▶ _WHAT YOU SHOULD DO_:
Quote the entries word for word. Omit the pictures.

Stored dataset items
____________

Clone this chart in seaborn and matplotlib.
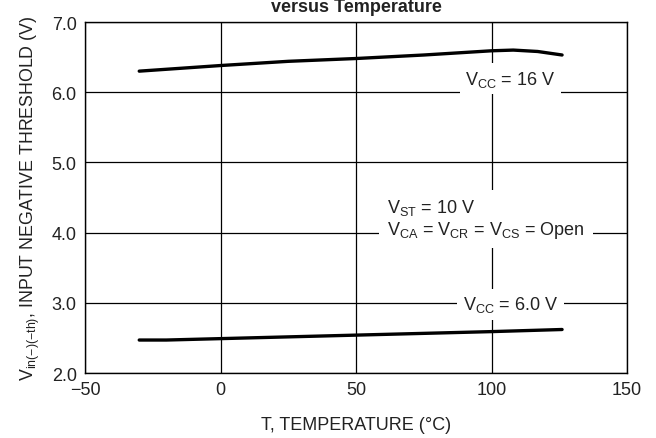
import matplotlib
matplotlib.use("Agg")
import matplotlib.pyplot as plt
import seaborn as sns
import pandas as pd

# Data
temps_16 = [-30, 0, 25, 50, 75, 100, 108, 117, 126]
vth_16 = [6.30, 6.38, 6.44, 6.48, 6.53, 6.59, 6.60, 6.58, 6.53]
temps_6 = [-30, -20, 0, 50, 100, 126]
vth_6 = [2.47, 2.47, 2.49, 2.54, 2.59, 2.62]
x_ticks = [-50, 0, 50, 100, 150]
y_ticks = [2.0, 3.0, 4.0, 5.0, 6.0, 7.0]

sns.set_theme(style="white")
plt.rcParams['font.family'] = ['Liberation Sans', 'DejaVu Sans']
plt.rcParams['mathtext.fontset'] = 'custom'
plt.rcParams['mathtext.rm'] = 'Liberation Sans'

df = pd.concat([
    pd.DataFrame({"T": temps_16, "V": vth_16, "s": "16"}),
    pd.DataFrame({"T": temps_6, "V": vth_6, "s": "6"}),
])

fig, ax = plt.subplots(figsize=(6.56, 4.39), dpi=100)
fig.subplots_adjust(left=0.1296, right=0.956, top=0.9476, bottom=0.148)

sns.lineplot(data=df, x="T", y="V", units="s", estimator=None, color="black",
             linewidth=2.4, ax=ax, legend=False, sort=False)

ax.set_xlim(-50, 150)
ax.set_ylim(2.0, 7.0)
ax.set_xticks(x_ticks)
ax.set_xticklabels(["\u221250", "0", "50", "100", "150"])
ax.set_yticks(y_ticks)
ax.set_yticklabels([f"{v:.1f}" for v in y_ticks])
ax.tick_params(axis='both', length=0, labelsize=13, colors="#222222", pad=6)
ax.grid(True, color="black", linewidth=0.9)
ax.set_axisbelow(True)
for sp in ax.spines.values():
    sp.set_color("black")
    sp.set_linewidth(1.0)

ax.set_xlabel("T, TEMPERATURE (\u00b0C)", fontsize=13, color="#222222", labelpad=13)
ax.set_ylabel("$\\mathregular{V_{in(-)(-th)}}$, INPUT NEGATIVE THRESHOLD (V)",
              fontsize=12.8, color="#222222", labelpad=7)

bbox = dict(facecolor="white", edgecolor="none", pad=4)
ax.text(107, 6.19, "$\\mathregular{V_{CC}}$ = 16 V", ha="center", va="center",
        fontsize=13, color="#222222", bbox=bbox)
ax.text(107, 2.98, "$\\mathregular{V_{CC}}$ = 6.0 V", ha="center", va="center",
        fontsize=13, color="#222222", bbox=bbox)
ax.text(61.5, 4.2, "$\\mathregular{V_{ST}}$ = 10 V\n$\\mathregular{V_{CA}}$ = $\\mathregular{V_{CR}}$ = $\\mathregular{V_{CS}}$ = Open",
        ha="left", va="center", fontsize=13, color="#222222", linespacing=1.1,
        bbox=dict(facecolor="white", edgecolor="none", pad=6))

fig.text(0.543, 0.972, "versus Temperature", ha="center", va="baseline",
         fontsize=13, fontweight="bold", color="#222222")

fig.savefig("out.png", dpi=100)
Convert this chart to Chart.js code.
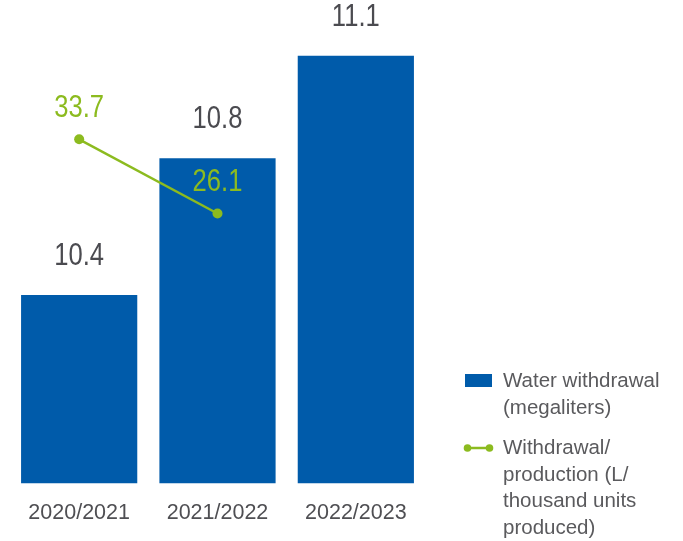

____________

▶ _THE RESULT_:
Clone this chart in seaborn and matplotlib.
import matplotlib
matplotlib.use("Agg")
import matplotlib.pyplot as plt
import seaborn as sns
import pandas as pd

# Data
temps_16 = [-30, 0, 25, 50, 75, 100, 108, 117, 126]
vth_16 = [6.30, 6.38, 6.44, 6.48, 6.53, 6.59, 6.60, 6.58, 6.53]
temps_6 = [-30, -20, 0, 50, 100, 126]
vth_6 = [2.47, 2.47, 2.49, 2.54, 2.59, 2.62]
x_ticks = [-50, 0, 50, 100, 150]
y_ticks = [2.0, 3.0, 4.0, 5.0, 6.0, 7.0]

sns.set_theme(style="white")
plt.rcParams['font.family'] = ['Liberation Sans', 'DejaVu Sans']
plt.rcParams['mathtext.fontset'] = 'custom'
plt.rcParams['mathtext.rm'] = 'Liberation Sans'

df = pd.concat([
    pd.DataFrame({"T": temps_16, "V": vth_16, "s": "16"}),
    pd.DataFrame({"T": temps_6, "V": vth_6, "s": "6"}),
])

fig, ax = plt.subplots(figsize=(6.56, 4.39), dpi=100)
fig.subplots_adjust(left=0.1296, right=0.956, top=0.9476, bottom=0.148)

sns.lineplot(data=df, x="T", y="V", units="s", estimator=None, color="black",
             linewidth=2.4, ax=ax, legend=False, sort=False)

ax.set_xlim(-50, 150)
ax.set_ylim(2.0, 7.0)
ax.set_xticks(x_ticks)
ax.set_xticklabels(["\u221250", "0", "50", "100", "150"])
ax.set_yticks(y_ticks)
ax.set_yticklabels([f"{v:.1f}" for v in y_ticks])
ax.tick_params(axis='both', length=0, labelsize=13, colors="#222222", pad=6)
ax.grid(True, color="black", linewidth=0.9)
ax.set_axisbelow(True)
for sp in ax.spines.values():
    sp.set_color("black")
    sp.set_linewidth(1.0)

ax.set_xlabel("T, TEMPERATURE (\u00b0C)", fontsize=13, color="#222222", labelpad=13)
ax.set_ylabel("$\\mathregular{V_{in(-)(-th)}}$, INPUT NEGATIVE THRESHOLD (V)",
              fontsize=12.8, color="#222222", labelpad=7)

bbox = dict(facecolor="white", edgecolor="none", pad=4)
ax.text(107, 6.19, "$\\mathregular{V_{CC}}$ = 16 V", ha="center", va="center",
        fontsize=13, color="#222222", bbox=bbox)
ax.text(107, 2.98, "$\\mathregular{V_{CC}}$ = 6.0 V", ha="center", va="center",
        fontsize=13, color="#222222", bbox=bbox)
ax.text(61.5, 4.2, "$\\mathregular{V_{ST}}$ = 10 V\n$\\mathregular{V_{CA}}$ = $\\mathregular{V_{CR}}$ = $\\mathregular{V_{CS}}$ = Open",
        ha="left", va="center", fontsize=13, color="#222222", linespacing=1.1,
        bbox=dict(facecolor="white", edgecolor="none", pad=6))

fig.text(0.543, 0.972, "versus Temperature", ha="center", va="baseline",
         fontsize=13, fontweight="bold", color="#222222")

fig.savefig("out.png", dpi=100)
Convert this chart to Chart.js code.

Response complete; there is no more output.